One of the most lamentable tragedies in American society isn’t just the lack of gratitude felt, but the failure to express it. Indeed, by keeping our grateful feelings to ourselves, we deprive the people we love of that which they might need the most. Showing our thankfulness is one of the healthiest actions we can take, yet we often remain unaware of its significance.

Gratitude Breeds Happiness

 

What if someone told you that there was a way to make yourself happy at any moment during your everyday life? You might blow them off as some whacked-out snake oil salesman. But showing gratitude is one of the easiest ways to boost your mood and ward off stress and depression.

Those who created the above video above did a small study analyzing the impact on a person’s level of happiness. The participants were instructed to write about someone for whom they were grateful. Unbeknownst to them, they were also going to call that person and recite their letters.
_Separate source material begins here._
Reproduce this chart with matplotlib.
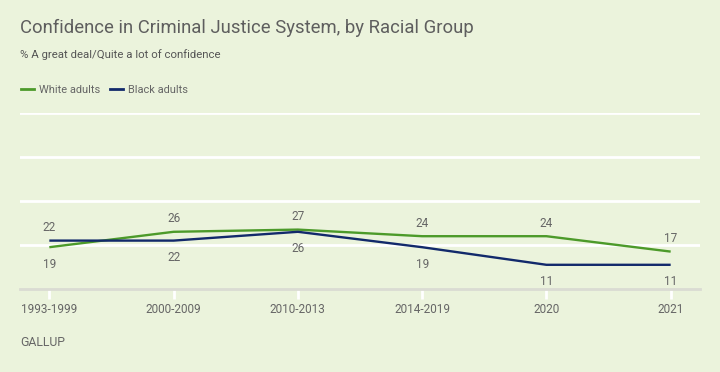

The informal study revealed that the participants were happier after practicing gratitude than they were beforehand. But there have also been – and the video links to one – more formal studies.

Dr. Robert Emmons, a professor of psychology at the University of California, published a study in the Journal of Personality and Social Psychology examining the impact of thankfulness on happiness.

During the experiment, participants were divided into three separate groups. Each was instructed to keep daily journals on gratitude, annoyances, or neutral events. At the end of the ten-week study, those who were directed to write about events they appreciated reported that they had fewer physical symptoms and were more optimistic. The group who wrote about annoyances were noticeably less happy, and the neutral group stayed, well, neutral.

It is worth pointing out that while practicing gratitude will make you happier, it will also make those around you happier when you choose to express it.

Gratitude and Productivity

Gratitude has also proven to be an effective motivator for business owners and employees. Indeed, if you practice it on a regular basis, you can become more productive while getting others to do their best work as well. Emmons noted, “participants who kept gratitude lists were more likely to have made progress toward important personal goals (academic, interpersonal and health-based) over a two-month period compared to subjects in the other experimental conditions.”

Researchers at the Wharton School of the University of Pennsylvania conducted a study examining the impact of gratitude on work performance. They analyzed the performance of fund-raisers who are tasked with soliciting donations from alumni, dividing them into two groups. The first operated as usual – but the second group received a pep talk from their manager, who showed how thankful he was for the work they were doing. Over the course of a week, the fund-raisers who were shown appreciation performed 50% better than the others.

When workers are shown gratitude, they are more likely to strive to be more productive, knowing that their effort is appreciated. This sounds like common sense, right? But how many bosses have you had that put gratitude into action with those who work under them? Exactly. If you are a leader, a few words of thanks will help you motivate your employees more effectively.

Health Benefits of Gratitude

Studies have shown that those who live a life of gratitude tend to take better care of themselves while adopting healthy habits. It has been shown that gratefulness can:

  • Improve your immune system
  • Reduce depression
  • Make you mentally tougher
  • Help you get better sleep.

When you’re thankful, you are better equipped to deal with stress and negative events that occur in your life. It does not eliminate negative emotions, but it helps you handle them in a healthier way.

One study examined Vietnam veterans suffering from post-traumatic stress disorder (PTSD). One group was told to keep a gratitude journal while the other was not. Not surprisingly, the diary-keeping vets deal

t with their symptoms far better than those who did not.

How to Practice Gratitude

Now that you understand the positive effects of gratitude, it is essential that you know how to put it into action. Fortunately, this is not at all difficult. Many people keep a gratitude journal. They write three to five things for which they are grateful at the beginning or end of their day. Engaging in this routine can bring incredible benefits to your everyday life, but if you truly want to experience the life-changing nature of Thanksgiving, you might want to go further than just writing about it.

The true power of gratitude comes from expressing it to the people who have positively affected your life. Put simply; there isn’t much that will feed your soul more than telling someone how they made a difference in your life.

Science has demonstrated that gratitude makes you happier, healthier, and more productive. When you embrace this practice, you reap tremendous rewards in your personal, professional, and spiritual life, and — just as importantly — you become a blessing to others.